Records from a data collection:
============

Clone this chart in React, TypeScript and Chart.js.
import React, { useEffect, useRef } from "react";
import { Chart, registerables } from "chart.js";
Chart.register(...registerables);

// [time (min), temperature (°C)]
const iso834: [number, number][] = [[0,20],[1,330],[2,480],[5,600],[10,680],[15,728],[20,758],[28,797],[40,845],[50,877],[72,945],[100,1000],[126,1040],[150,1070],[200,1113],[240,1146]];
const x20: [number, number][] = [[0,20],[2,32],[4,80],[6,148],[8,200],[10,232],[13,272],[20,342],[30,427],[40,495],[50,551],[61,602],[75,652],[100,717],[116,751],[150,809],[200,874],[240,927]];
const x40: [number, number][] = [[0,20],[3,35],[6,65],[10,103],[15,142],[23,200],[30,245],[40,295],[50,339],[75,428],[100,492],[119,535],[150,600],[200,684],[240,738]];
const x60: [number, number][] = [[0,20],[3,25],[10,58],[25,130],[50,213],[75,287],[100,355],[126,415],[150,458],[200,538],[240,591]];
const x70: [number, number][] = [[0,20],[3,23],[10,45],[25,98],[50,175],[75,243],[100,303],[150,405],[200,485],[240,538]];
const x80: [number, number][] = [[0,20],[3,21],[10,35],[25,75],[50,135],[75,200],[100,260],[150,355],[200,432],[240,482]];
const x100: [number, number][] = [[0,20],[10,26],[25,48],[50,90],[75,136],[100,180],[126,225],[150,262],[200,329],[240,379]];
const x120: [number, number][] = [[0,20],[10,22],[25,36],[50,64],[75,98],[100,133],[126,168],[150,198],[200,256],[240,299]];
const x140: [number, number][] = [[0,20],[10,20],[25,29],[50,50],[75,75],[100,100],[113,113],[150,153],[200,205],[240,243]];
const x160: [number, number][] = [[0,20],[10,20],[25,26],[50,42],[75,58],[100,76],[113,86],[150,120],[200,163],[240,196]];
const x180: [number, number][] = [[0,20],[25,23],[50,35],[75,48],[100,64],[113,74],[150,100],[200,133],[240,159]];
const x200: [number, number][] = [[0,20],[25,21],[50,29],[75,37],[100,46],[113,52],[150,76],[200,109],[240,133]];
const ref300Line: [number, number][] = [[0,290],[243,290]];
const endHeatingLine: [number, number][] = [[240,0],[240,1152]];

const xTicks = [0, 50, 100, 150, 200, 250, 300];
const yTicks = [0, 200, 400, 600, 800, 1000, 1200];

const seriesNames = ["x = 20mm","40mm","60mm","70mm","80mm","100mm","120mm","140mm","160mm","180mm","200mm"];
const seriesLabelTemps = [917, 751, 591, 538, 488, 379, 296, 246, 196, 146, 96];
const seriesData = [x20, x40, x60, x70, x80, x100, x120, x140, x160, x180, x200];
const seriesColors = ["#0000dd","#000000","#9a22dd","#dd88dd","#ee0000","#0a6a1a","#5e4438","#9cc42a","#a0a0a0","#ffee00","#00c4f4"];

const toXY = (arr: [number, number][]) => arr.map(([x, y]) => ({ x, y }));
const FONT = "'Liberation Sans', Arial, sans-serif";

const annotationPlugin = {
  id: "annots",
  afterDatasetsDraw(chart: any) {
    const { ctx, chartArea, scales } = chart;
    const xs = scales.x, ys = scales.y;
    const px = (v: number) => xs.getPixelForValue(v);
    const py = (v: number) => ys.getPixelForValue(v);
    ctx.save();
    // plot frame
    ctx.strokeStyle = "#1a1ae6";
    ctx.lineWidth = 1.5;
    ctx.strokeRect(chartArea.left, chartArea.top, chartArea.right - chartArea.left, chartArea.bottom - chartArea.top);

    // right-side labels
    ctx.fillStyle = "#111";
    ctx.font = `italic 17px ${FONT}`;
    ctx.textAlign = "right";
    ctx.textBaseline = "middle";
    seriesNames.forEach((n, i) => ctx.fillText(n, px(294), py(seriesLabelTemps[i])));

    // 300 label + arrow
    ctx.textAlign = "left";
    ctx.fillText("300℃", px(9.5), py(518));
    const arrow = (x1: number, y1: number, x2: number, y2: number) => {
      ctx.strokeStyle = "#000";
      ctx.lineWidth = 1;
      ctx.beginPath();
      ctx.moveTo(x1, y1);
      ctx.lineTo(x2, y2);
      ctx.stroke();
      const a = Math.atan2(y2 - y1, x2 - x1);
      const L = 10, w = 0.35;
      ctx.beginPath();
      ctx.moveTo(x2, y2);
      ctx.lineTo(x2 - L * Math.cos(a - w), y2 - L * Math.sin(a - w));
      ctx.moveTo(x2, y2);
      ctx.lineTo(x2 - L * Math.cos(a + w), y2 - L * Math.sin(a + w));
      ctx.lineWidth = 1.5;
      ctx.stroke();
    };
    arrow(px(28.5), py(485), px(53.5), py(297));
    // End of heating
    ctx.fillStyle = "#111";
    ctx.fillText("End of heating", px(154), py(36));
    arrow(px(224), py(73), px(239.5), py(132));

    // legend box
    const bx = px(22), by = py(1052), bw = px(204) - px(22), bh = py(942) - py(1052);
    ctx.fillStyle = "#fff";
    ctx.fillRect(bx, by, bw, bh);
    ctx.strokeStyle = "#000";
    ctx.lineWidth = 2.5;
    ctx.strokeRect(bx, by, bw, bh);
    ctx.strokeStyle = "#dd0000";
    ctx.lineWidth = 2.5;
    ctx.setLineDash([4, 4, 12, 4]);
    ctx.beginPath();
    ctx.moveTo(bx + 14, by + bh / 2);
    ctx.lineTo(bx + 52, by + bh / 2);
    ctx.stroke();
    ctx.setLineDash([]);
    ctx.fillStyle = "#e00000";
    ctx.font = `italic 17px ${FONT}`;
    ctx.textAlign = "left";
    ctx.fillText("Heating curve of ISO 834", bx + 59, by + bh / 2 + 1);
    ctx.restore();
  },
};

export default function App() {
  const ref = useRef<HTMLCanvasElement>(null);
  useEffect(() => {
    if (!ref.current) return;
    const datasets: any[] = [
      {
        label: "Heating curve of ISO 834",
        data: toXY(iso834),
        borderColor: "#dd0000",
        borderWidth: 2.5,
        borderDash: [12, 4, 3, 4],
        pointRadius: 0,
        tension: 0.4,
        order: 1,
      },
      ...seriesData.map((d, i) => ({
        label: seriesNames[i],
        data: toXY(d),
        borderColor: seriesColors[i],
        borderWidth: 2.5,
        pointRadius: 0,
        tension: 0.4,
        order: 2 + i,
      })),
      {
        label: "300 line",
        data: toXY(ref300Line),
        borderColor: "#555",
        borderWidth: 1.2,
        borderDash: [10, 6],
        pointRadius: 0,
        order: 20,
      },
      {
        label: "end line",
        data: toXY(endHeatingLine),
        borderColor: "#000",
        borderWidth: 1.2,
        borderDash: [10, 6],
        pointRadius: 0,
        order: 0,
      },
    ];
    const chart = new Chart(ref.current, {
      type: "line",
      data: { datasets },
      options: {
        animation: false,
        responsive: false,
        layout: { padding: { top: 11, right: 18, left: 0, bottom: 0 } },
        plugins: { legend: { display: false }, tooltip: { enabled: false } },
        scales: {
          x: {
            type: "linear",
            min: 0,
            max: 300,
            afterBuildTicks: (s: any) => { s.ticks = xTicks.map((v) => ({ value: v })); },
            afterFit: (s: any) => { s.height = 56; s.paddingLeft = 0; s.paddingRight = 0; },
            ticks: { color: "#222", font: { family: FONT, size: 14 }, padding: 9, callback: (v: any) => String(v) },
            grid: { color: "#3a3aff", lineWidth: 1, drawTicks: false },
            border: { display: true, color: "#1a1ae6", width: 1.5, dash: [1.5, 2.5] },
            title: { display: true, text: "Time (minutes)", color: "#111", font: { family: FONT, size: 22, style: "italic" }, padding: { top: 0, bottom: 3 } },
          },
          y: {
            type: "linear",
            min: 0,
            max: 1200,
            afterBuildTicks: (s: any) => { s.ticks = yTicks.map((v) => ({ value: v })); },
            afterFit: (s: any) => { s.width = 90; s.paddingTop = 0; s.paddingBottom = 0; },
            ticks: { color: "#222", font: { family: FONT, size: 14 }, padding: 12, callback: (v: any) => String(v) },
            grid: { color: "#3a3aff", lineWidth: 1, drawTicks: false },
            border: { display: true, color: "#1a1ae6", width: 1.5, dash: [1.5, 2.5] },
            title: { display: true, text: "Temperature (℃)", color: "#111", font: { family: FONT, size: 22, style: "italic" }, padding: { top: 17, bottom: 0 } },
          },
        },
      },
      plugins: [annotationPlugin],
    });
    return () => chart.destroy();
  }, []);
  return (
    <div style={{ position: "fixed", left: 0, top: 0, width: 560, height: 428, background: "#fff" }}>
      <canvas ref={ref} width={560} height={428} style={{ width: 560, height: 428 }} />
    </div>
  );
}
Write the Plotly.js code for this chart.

============

■ **WHAT THIS TASK INVOLVES**: Your task is to quote, without any alteration, the lines running from the top of the records to the line that holds "Chart.register(...registerables);", both included.

■ **CORRECT RESPONSE**:
Clone this chart in React, TypeScript and Chart.js.
import React, { useEffect, useRef } from "react";
import { Chart, registerables } from "chart.js";
Chart.register(...registerables);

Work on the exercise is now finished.